Source data:
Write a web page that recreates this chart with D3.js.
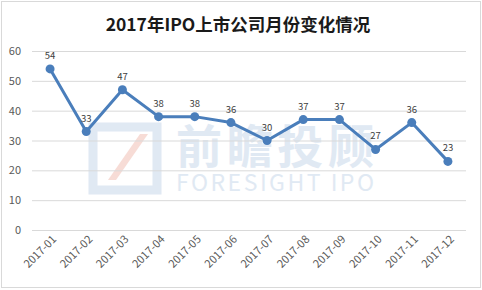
<!DOCTYPE html>
<html lang="zh">
<head>
<meta charset="UTF-8">
<script src="https://d3js.org/d3.v7.min.js"></script>
<style>
  body { margin: 0; background: #fff; }
  text { font-family: "Noto Sans CJK SC", "Open Sans", sans-serif; }
</style>
</head>
<body>
<svg width="482" height="290"></svg>
<script>
const months = ["2017-01","2017-02","2017-03","2017-04","2017-05","2017-06",
                "2017-07","2017-08","2017-09","2017-10","2017-11","2017-12"];
const counts = [54, 33, 47, 38, 38, 36, 30, 37, 37, 27, 36, 23];
const yTicks = [0, 10, 20, 30, 40, 50, 60];

const svg = d3.select("svg");
const margin = { left: 32, right: 16, top: 51, bottom: 60 };
const width = 482, height = 290;

// chart frame
svg.append("rect")
    .attr("x", 1.5).attr("y", 1.5)
    .attr("width", width - 3).attr("height", height - 4)
    .attr("fill", "#fff").attr("stroke", "#d9d9d9");

const x = d3.scaleBand().domain(months).range([margin.left, width - margin.right]);
const y = d3.scaleLinear().domain([0, 60]).range([height - margin.bottom, margin.top]);

// watermark
const wm = svg.append("g").attr("opacity", 0.85);
wm.append("rect").attr("x", 93).attr("y", 127).attr("width", 64).attr("height", 63)
    .attr("fill", "none").attr("stroke", "#dbe6f2").attr("stroke-width", 9);
wm.append("path").attr("d", "M108,180 L140,134 L148,134 L116,180 Z").attr("fill", "#f6d6cf");
wm.append("text").attr("x", 176).attr("y", 163).attr("font-size", 46).attr("font-weight", "bold")
    .attr("fill", "#dbe6f2").attr("textLength", 198).text("前瞻投顾");
wm.append("text").attr("x", 176).attr("y", 191).attr("font-size", 23)
    .attr("fill", "#dbe6f2").attr("textLength", 198).text("FORESIGHT  IPO");

// gridlines
svg.append("g").selectAll("line").data(yTicks).join("line")
    .attr("x1", margin.left).attr("x2", width - margin.right)
    .attr("y1", d => y(d) + 0.5).attr("y2", d => y(d) + 0.5)
    .attr("stroke", "#d9d9d9");

// y axis labels
svg.append("g").selectAll("text").data(yTicks).join("text")
    .attr("x", 21).attr("y", d => y(d) + 4)
    .attr("text-anchor", "end").attr("font-size", 11).attr("fill", "#595959")
    .text(d => d);

// x axis labels
svg.append("g").selectAll("text").data(months).join("text")
    .attr("transform", d => `translate(${x(d) + x.bandwidth() / 2 + 7},${y(0) + 10}) rotate(-45)`)
    .attr("text-anchor", "end").attr("font-size", 11).attr("fill", "#595959")
    .text(d => d);

const cx = (d, i) => x(months[i]) + x.bandwidth() / 2;

svg.append("path").datum(counts)
    .attr("fill", "none").attr("stroke", "#4a7ebb").attr("stroke-width", 3)
    .attr("stroke-linejoin", "round")
    .attr("d", d3.line().x(cx).y(d => y(d)));

svg.append("g").selectAll("circle").data(counts).join("circle")
    .attr("cx", cx).attr("cy", d => y(d)).attr("r", 4.5)
    .attr("fill", "#4a7ebb");

svg.append("g").selectAll("text").data(counts).join("text")
    .attr("x", cx).attr("y", d => y(d) - 10)
    .attr("text-anchor", "middle").attr("font-size", 9.5).attr("fill", "#404040")
    .text(d => d);

// title
svg.append("text").attr("x", 238).attr("y", 31)
    .attr("text-anchor", "middle").attr("font-size", 17.5).attr("font-weight", "bold")
    .attr("fill", "#1a1a1a").text("2017年IPO上市公司月份变化情况");
</script>
</body>
</html>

What to do: From the listing above, copy every line that includes the word "chart".

Output of the task:
Write a web page that recreates this chart with D3.js.
// chart frame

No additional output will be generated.